— START OF INPUT RECORDS —

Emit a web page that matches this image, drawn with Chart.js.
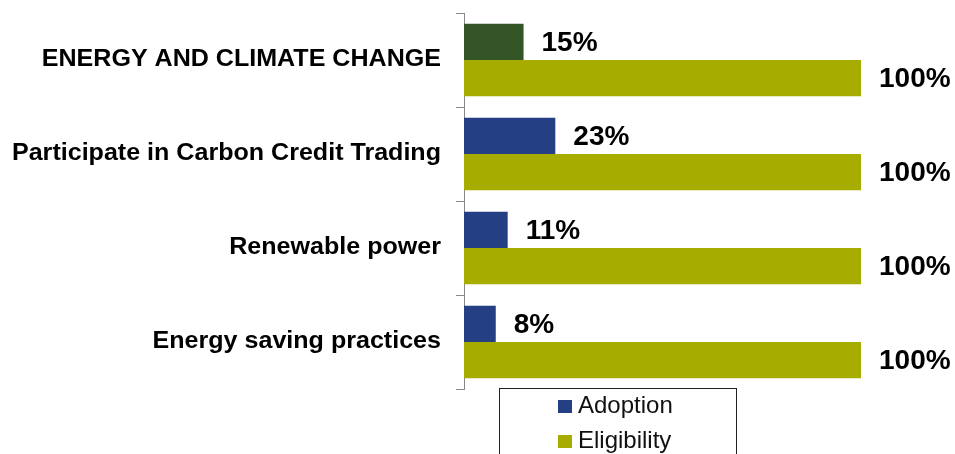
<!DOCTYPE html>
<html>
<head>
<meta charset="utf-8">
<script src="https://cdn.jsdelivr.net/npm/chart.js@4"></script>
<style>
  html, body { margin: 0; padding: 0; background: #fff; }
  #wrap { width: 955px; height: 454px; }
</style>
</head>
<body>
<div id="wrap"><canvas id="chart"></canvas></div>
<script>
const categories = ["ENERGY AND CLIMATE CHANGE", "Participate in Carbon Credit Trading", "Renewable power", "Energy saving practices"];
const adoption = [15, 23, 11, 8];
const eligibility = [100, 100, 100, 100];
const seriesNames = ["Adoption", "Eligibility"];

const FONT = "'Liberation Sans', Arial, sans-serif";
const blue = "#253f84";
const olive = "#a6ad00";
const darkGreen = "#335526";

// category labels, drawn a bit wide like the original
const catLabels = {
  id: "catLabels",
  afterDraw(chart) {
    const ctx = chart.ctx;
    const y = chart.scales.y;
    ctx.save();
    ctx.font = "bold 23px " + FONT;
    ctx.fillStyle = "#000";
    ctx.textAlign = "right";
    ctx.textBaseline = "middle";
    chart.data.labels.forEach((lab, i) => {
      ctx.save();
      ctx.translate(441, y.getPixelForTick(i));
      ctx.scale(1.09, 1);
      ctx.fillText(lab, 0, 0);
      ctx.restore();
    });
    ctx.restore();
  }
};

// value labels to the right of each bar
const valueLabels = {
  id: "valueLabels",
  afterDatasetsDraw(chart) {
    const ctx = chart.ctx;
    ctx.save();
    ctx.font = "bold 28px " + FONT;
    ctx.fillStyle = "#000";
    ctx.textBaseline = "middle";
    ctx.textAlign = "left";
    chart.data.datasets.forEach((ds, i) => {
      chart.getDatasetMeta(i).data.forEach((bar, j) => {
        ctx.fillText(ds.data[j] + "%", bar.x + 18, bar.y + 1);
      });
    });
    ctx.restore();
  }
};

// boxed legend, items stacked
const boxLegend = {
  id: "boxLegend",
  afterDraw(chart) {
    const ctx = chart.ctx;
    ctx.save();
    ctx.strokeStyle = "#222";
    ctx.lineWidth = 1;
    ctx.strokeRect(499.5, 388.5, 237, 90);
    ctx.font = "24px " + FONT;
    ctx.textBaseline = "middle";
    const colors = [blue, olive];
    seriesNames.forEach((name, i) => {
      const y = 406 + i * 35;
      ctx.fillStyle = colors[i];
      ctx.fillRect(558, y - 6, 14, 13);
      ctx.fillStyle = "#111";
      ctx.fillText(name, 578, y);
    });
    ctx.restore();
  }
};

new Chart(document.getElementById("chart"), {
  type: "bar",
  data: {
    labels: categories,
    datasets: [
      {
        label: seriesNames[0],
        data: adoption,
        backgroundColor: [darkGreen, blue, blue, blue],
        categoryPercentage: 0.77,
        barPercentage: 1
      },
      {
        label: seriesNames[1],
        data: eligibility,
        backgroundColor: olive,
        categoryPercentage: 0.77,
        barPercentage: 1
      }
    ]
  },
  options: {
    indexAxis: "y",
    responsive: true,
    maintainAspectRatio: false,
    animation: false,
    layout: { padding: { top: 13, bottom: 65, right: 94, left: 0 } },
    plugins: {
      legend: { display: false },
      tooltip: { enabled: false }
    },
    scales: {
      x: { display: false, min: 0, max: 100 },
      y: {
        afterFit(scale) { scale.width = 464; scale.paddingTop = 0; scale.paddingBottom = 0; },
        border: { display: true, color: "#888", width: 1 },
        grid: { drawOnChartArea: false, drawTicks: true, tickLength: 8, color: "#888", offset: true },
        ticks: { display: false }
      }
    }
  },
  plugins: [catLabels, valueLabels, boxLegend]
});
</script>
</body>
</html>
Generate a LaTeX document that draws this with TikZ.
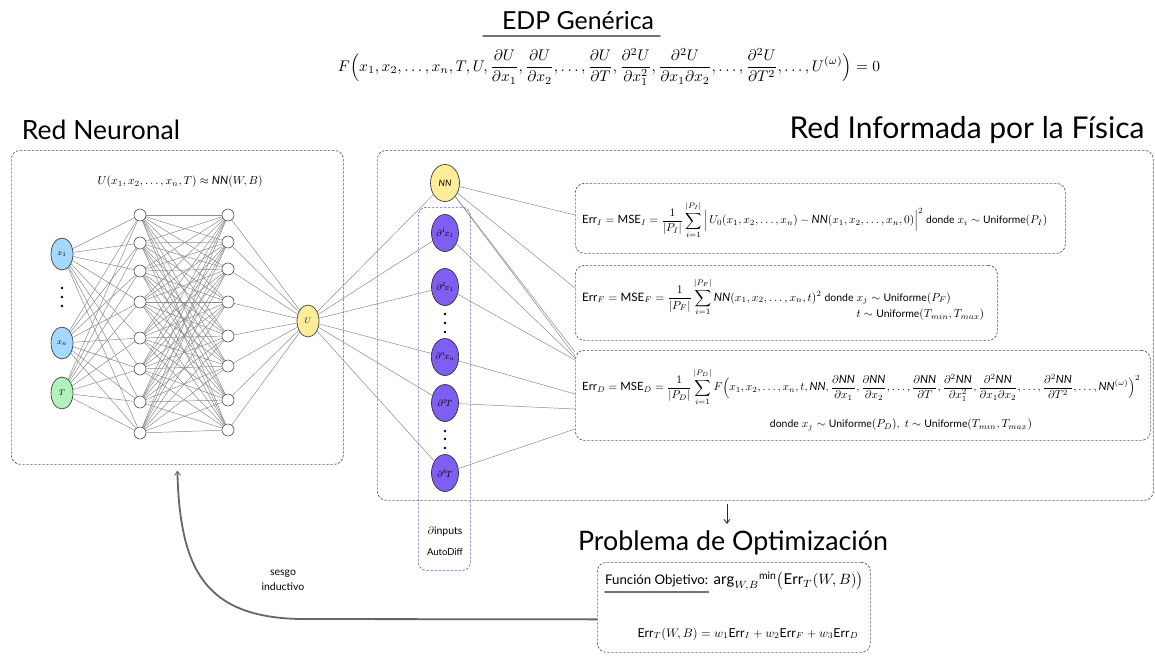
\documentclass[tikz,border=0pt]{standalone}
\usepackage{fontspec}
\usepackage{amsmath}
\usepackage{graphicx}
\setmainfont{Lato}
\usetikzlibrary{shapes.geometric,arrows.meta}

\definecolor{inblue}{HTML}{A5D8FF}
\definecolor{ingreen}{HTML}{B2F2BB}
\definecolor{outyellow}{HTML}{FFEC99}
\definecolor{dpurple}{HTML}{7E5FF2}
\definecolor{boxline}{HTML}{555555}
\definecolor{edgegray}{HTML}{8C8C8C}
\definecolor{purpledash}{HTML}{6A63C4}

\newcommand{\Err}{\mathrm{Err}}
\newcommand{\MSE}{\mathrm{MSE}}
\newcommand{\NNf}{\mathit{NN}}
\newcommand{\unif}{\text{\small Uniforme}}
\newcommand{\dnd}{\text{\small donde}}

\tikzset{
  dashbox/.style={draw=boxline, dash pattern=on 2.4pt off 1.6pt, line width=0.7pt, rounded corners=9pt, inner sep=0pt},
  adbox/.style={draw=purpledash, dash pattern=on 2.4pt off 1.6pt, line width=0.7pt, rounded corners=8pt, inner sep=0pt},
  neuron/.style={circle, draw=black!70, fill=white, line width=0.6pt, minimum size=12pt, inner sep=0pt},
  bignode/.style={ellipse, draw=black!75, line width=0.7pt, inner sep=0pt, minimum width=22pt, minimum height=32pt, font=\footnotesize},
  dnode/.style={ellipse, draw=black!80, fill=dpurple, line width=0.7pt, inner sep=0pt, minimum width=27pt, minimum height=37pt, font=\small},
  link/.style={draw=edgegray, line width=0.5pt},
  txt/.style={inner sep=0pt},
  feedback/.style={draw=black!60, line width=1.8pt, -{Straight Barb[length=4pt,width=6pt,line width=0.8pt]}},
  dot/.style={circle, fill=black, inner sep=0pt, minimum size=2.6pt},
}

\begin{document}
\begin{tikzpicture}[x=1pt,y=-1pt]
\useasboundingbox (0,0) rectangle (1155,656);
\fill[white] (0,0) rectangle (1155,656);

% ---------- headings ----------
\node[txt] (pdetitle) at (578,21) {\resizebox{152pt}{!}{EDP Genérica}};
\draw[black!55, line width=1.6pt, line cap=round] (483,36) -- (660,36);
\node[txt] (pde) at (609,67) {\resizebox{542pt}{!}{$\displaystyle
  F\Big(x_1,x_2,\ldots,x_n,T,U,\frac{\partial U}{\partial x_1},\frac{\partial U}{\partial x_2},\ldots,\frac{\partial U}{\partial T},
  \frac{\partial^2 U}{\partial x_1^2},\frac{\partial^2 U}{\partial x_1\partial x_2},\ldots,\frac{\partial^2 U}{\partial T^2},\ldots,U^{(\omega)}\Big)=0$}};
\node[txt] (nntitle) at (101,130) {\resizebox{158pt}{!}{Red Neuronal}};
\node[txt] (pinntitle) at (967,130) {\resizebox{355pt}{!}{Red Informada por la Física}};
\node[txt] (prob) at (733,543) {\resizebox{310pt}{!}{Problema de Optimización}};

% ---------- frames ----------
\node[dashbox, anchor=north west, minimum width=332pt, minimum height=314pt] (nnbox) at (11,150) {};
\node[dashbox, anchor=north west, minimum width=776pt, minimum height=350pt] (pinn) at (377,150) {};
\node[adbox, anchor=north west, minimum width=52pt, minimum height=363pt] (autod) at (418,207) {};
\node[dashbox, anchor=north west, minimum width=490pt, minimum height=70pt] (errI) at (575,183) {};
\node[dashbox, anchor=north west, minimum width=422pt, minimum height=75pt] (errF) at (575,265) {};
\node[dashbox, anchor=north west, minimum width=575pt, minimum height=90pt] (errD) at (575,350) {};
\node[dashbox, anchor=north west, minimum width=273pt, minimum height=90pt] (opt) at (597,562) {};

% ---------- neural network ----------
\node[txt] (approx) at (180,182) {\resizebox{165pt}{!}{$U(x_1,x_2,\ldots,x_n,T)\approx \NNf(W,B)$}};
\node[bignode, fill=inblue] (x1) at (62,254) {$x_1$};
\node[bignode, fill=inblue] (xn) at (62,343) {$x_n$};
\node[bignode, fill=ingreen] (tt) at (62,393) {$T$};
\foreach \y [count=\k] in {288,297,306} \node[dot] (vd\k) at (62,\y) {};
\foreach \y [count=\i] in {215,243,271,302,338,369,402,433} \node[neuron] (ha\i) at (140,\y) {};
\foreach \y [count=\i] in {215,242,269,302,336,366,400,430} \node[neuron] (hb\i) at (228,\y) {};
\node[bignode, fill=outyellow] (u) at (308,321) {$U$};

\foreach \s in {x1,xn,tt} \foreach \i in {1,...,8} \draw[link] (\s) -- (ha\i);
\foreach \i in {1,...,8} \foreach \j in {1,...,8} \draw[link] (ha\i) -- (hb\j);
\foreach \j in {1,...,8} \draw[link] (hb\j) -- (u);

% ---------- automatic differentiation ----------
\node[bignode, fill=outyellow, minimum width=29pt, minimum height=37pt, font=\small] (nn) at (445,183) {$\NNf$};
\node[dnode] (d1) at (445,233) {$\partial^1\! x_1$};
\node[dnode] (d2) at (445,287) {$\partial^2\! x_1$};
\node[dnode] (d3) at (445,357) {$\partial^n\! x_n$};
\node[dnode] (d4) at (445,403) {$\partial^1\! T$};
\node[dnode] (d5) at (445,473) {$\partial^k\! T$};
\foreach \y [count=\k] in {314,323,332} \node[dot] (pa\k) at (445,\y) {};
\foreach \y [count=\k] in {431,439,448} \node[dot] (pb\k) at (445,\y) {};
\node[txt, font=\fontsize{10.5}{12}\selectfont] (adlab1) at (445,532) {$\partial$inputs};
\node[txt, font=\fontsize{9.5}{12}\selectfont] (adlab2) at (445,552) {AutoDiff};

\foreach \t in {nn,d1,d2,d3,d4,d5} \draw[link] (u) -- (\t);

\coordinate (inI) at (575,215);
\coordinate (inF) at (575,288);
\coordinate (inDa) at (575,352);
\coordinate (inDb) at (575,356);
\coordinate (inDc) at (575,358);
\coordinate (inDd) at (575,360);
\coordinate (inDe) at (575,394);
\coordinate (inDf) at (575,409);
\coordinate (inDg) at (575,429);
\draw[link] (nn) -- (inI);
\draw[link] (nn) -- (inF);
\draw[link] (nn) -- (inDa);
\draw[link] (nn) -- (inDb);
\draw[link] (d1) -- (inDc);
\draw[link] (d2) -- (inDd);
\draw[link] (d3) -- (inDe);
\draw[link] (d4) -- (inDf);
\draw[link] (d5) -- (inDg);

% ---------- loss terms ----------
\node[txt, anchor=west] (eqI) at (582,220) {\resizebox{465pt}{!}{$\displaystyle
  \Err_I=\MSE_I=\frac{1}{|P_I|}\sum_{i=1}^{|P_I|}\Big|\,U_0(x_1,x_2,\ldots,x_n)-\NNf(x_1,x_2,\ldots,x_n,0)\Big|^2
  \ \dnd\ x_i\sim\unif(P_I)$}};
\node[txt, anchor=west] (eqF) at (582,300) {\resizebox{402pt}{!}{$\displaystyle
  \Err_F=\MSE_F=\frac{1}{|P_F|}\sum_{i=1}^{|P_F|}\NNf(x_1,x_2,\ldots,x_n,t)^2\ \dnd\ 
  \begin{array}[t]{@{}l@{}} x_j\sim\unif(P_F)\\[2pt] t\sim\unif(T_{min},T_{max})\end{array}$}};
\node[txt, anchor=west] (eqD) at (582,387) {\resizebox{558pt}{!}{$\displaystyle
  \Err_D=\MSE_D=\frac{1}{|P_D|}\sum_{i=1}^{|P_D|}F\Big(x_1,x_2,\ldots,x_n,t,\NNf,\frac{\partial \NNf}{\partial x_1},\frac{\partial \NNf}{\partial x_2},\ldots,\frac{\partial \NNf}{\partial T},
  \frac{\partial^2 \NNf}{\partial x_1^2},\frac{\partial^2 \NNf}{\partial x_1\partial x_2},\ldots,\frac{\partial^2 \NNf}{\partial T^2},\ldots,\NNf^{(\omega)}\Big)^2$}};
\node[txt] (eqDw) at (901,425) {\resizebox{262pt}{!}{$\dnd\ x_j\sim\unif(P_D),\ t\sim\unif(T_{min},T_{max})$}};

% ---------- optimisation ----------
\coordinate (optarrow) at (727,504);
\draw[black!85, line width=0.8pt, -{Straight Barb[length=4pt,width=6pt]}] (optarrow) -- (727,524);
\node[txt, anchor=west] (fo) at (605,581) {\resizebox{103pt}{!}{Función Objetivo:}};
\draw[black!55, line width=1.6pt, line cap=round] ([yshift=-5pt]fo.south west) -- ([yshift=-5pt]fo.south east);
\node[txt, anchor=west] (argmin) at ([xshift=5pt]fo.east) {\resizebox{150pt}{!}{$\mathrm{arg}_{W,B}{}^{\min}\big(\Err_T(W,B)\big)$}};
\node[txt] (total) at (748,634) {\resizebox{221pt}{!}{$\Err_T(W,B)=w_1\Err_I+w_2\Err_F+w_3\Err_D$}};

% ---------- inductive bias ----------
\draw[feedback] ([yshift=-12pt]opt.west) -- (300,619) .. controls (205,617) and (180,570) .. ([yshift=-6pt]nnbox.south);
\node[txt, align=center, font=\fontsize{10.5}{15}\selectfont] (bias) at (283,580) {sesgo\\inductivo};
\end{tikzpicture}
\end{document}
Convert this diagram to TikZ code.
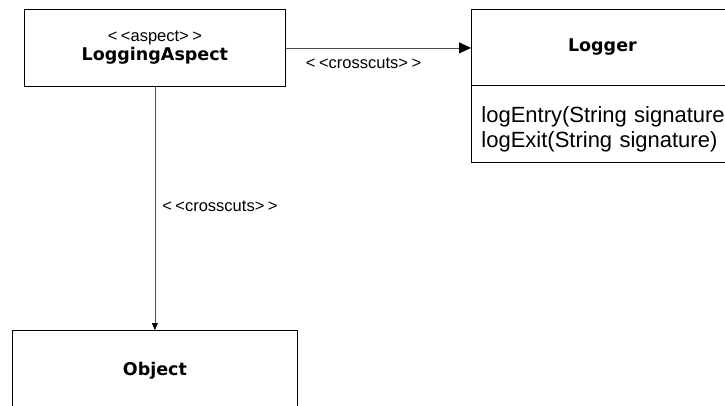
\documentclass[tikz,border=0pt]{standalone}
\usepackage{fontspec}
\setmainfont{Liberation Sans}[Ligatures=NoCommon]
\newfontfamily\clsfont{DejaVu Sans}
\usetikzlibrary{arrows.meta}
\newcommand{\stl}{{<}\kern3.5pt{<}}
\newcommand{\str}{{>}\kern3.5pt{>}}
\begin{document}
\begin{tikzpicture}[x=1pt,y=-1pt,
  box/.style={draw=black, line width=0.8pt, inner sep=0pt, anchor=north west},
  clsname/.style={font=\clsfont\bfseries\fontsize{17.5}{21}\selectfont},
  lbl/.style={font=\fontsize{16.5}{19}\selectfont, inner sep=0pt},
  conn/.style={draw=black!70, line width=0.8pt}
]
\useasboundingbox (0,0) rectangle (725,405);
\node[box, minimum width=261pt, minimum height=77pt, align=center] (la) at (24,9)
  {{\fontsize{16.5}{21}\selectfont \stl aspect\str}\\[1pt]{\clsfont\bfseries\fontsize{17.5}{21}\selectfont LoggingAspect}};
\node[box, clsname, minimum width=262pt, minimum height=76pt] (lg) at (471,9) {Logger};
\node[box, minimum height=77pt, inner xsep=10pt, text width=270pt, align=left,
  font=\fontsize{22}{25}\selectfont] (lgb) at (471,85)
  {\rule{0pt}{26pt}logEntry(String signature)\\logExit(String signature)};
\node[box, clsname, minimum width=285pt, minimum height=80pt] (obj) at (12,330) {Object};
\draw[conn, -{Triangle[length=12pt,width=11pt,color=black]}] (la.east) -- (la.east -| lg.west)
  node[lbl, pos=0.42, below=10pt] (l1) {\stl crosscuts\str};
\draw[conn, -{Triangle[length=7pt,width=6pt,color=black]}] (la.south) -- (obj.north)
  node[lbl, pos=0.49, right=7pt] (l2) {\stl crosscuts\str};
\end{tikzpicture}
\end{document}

— END OF INPUT RECORDS —

WHAT TO DO
In the records above, collect each line with "drawn".

RESULT BELOW
Emit a web page that matches this image, drawn with Chart.js.
// category labels, drawn a bit wide like the original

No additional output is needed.